The program (digital monitor in the system task bar) is a notorious one and on the HP forum well known for its bad manners (both HP not doing a thing about it and the program itself).
Disabling the Search program may not have been necessary, though the result seems to show this program also have its bad habits. The Search companion this works after disbling, but the new Search program can't be used (no big deal I presume).
Hopefully this will help everyone meeting problems to overcome them.
WelmoedJ, thank you for your reply.
I used different disks too, Seagate, Western Digital, Maxtor, Samsung... and one of them was a Western Digital Enterprise, supposed to do not break easly, but even that was not successful.
Then, the problem IS NOT the disks, definitely!
I do not use HP CUE. I also have the write back cache in all drives disabled in the Storage Manager (never been enabled). The search was enable but I'll try to disable it next time, even if I do not see how could it interfere on the problem and I want to use all the system. Search is an important issue.
After reading many opinions around, I think there is a problem in that chip, some bug killing the communication...
Today I removed the RAID10 and installed Windows in a single disk. The other 3 disks are out of the array too (but in use) and lets see if they fail... but the security is OFF and is is not that the purpose!
Intel instructs us after a RAID 5 drive failure to add the replacement drive as a hot spare in the boot-time RAID Option ROM (CTRL i) utility and once Windows has booted, the array will automatically be rebuilt. My problem though is that when I replaced my drive and booted my server, the 4 drive RAID 5 array's status was "FAILED" and showed 2 member drives missing, although just one drive failed and both were listed (the replacement drive and the other array member reported as missing) as available to be added as spares.
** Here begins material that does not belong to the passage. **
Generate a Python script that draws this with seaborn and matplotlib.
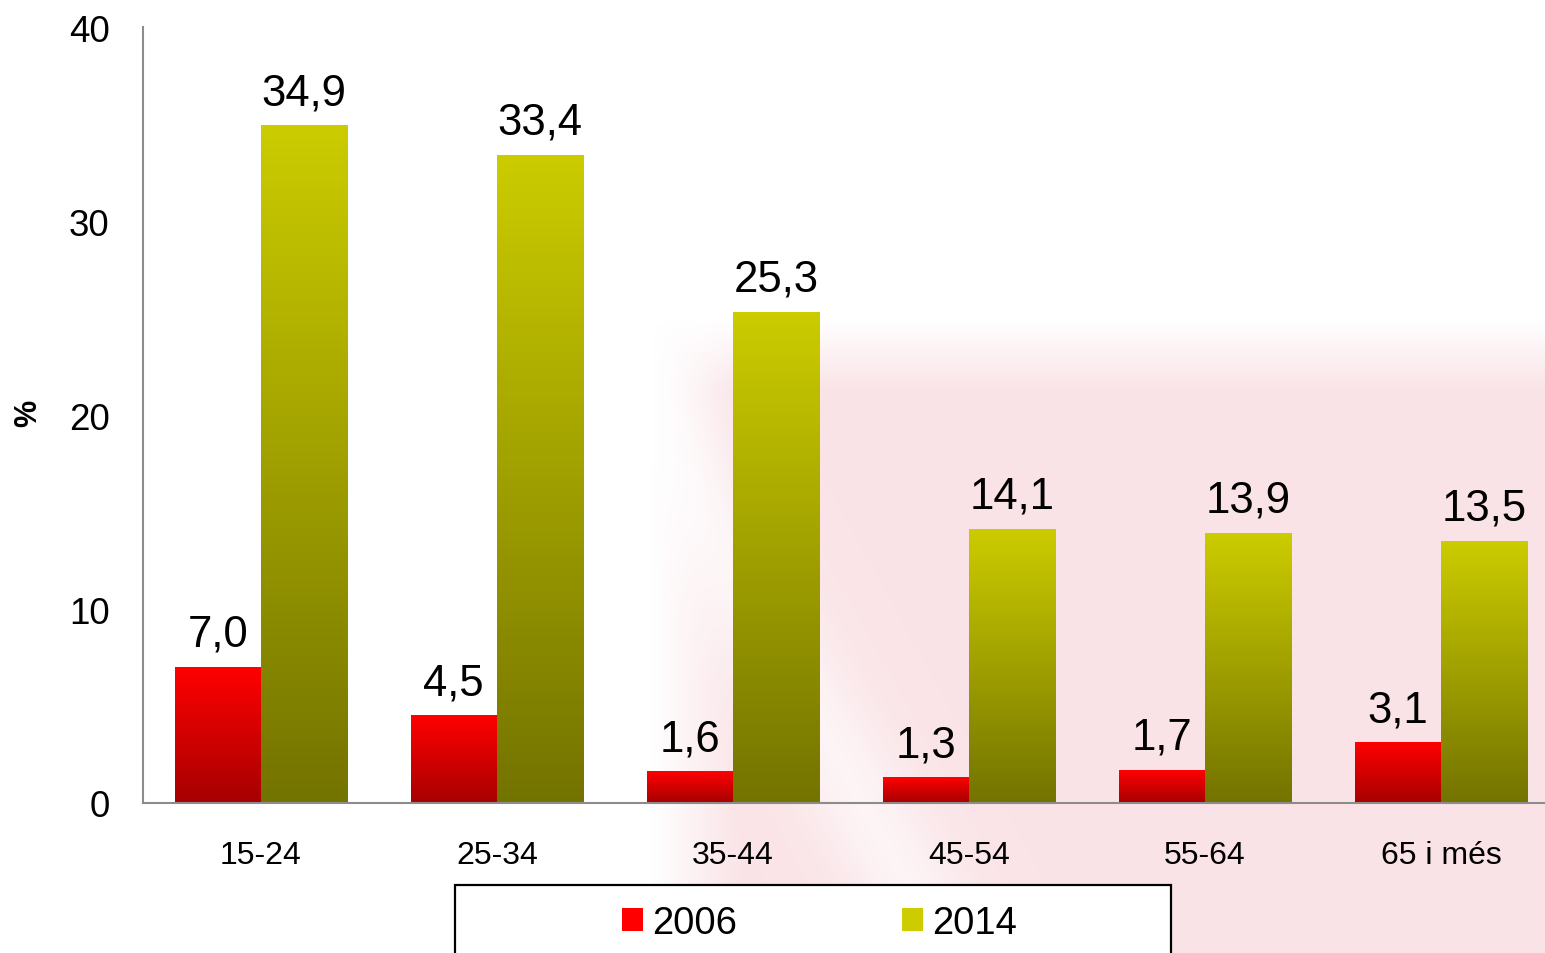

This behavior is documented in the Rapid Storage Technology 10.8.0.1003 release notes found here: http://downloadmirror.intel.com/20624/eng/iata_10.8.0.1003_ReleaseNotes.htm
Apparently, that release resolves defects 3234763 and 3235920 and directs those looking for more details to the following documents: IBP #487724 “Intel® Rapid Storage Technology: RAID 5 Volume Data Loss Exposure” and IBP #487730 “Intel® Rapid Storage Technology: 4TB Disk Data Loss Exposure”. I have looked everywhere for the location or any other citing without success. Supposedly, the RST 10.5 and 10.6 updates introduced this bug (they've since been removed from the site) and I was running 10.5 after upgrading from Matrix Storage 8.9 when my failure occurred.